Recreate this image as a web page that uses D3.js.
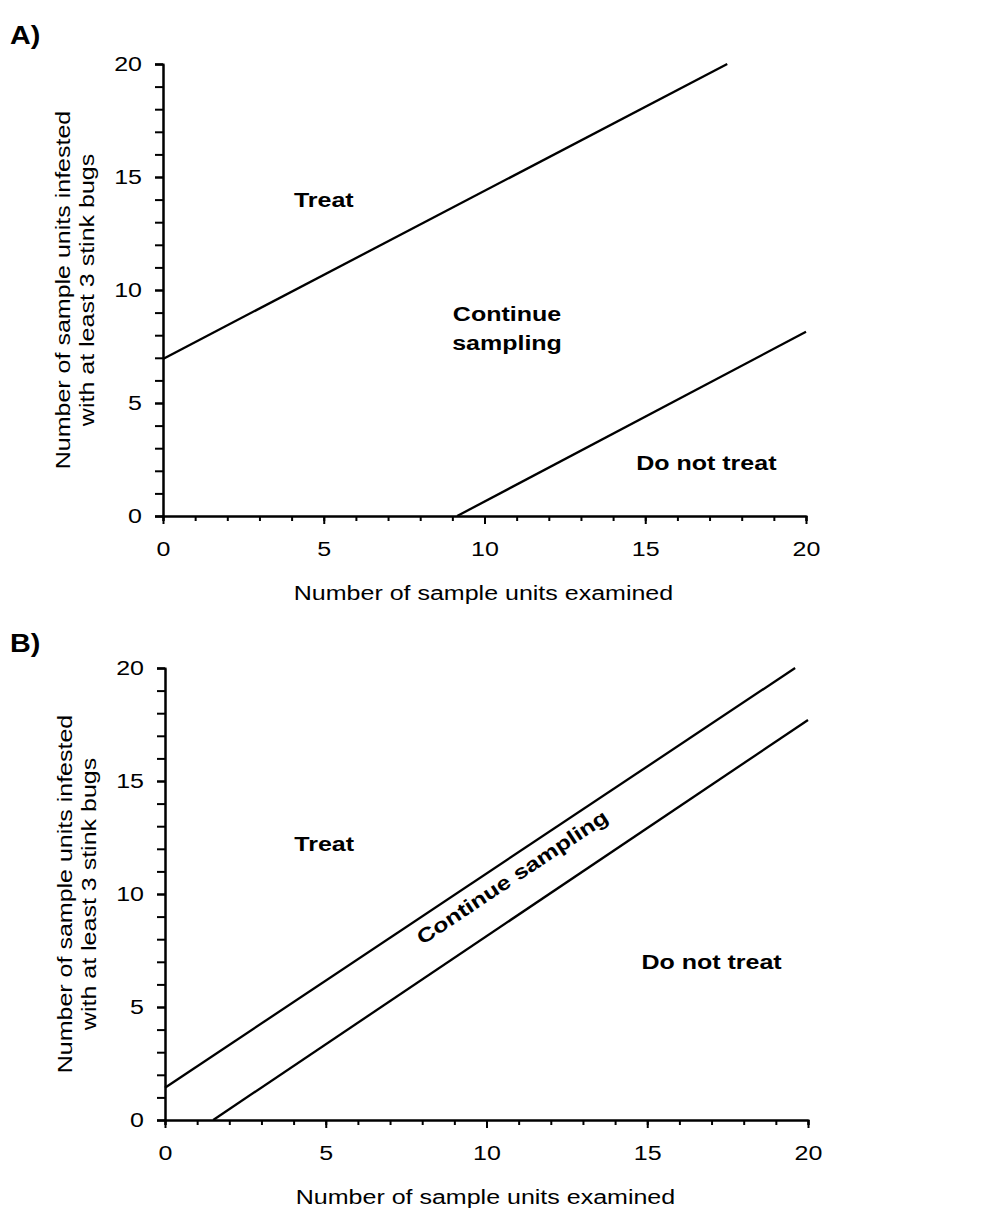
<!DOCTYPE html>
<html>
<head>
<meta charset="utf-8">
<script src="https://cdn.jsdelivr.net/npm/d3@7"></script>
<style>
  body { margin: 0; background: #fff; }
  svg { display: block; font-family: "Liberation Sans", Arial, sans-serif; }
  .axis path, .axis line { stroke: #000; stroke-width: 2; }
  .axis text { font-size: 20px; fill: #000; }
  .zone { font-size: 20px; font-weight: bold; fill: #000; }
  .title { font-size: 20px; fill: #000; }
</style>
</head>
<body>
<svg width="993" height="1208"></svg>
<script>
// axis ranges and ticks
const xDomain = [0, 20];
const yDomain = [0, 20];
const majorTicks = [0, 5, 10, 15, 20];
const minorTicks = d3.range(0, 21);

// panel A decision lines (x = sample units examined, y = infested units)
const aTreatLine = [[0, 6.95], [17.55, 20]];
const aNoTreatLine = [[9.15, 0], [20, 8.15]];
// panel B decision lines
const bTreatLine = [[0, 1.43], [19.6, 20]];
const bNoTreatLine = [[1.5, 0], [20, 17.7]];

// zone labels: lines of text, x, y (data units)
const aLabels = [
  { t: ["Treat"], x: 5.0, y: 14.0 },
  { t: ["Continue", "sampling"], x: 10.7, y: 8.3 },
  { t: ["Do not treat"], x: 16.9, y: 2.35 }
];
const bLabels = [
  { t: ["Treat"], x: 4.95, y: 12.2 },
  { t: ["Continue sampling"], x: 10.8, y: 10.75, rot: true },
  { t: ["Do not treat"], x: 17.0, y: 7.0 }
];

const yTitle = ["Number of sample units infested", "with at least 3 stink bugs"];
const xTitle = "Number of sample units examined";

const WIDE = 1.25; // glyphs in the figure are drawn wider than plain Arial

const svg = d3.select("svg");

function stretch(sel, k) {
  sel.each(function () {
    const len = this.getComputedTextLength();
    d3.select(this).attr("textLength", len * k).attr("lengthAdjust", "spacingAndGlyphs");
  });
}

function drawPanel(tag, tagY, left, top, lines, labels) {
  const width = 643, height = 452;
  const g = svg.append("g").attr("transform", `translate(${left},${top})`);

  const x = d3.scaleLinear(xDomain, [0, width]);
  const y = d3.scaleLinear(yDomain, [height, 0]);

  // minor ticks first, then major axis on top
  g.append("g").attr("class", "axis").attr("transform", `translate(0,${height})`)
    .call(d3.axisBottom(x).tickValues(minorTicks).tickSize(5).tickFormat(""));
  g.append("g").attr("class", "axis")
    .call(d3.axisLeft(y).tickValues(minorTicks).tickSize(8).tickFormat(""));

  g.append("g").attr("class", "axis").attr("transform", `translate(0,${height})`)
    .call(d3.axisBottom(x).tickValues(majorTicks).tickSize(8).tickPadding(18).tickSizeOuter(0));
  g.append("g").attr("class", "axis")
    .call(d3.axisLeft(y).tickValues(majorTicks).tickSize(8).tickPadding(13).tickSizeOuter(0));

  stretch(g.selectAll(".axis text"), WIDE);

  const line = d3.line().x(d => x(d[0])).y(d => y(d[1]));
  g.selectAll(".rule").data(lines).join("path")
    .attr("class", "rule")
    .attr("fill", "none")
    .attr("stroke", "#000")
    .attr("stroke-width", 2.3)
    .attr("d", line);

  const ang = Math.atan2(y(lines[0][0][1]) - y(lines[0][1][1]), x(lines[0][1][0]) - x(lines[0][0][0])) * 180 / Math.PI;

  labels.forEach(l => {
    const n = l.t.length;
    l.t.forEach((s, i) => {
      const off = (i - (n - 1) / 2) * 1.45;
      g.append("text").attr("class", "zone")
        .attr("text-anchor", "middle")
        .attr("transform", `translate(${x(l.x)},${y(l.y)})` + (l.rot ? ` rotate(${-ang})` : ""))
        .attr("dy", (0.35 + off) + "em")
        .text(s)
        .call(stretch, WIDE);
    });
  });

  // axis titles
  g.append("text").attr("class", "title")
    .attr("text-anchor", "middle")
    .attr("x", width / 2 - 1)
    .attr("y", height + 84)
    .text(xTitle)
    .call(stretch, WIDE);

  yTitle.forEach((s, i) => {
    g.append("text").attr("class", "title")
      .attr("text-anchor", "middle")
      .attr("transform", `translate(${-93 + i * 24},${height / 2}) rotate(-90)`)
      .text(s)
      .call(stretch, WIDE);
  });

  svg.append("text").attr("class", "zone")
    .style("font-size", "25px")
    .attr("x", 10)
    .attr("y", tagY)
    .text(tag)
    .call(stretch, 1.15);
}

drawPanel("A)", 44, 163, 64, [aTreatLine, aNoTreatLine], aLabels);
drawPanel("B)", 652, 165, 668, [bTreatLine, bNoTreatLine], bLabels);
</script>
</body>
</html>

- - - - -

Locate each line with the word "this" and copy it.

Problem solution:
Recreate this image as a web page that uses D3.js.
    const len = this.getComputedTextLength();
    d3.select(this).attr("textLength", len * k).attr("lengthAdjust", "spacingAndGlyphs");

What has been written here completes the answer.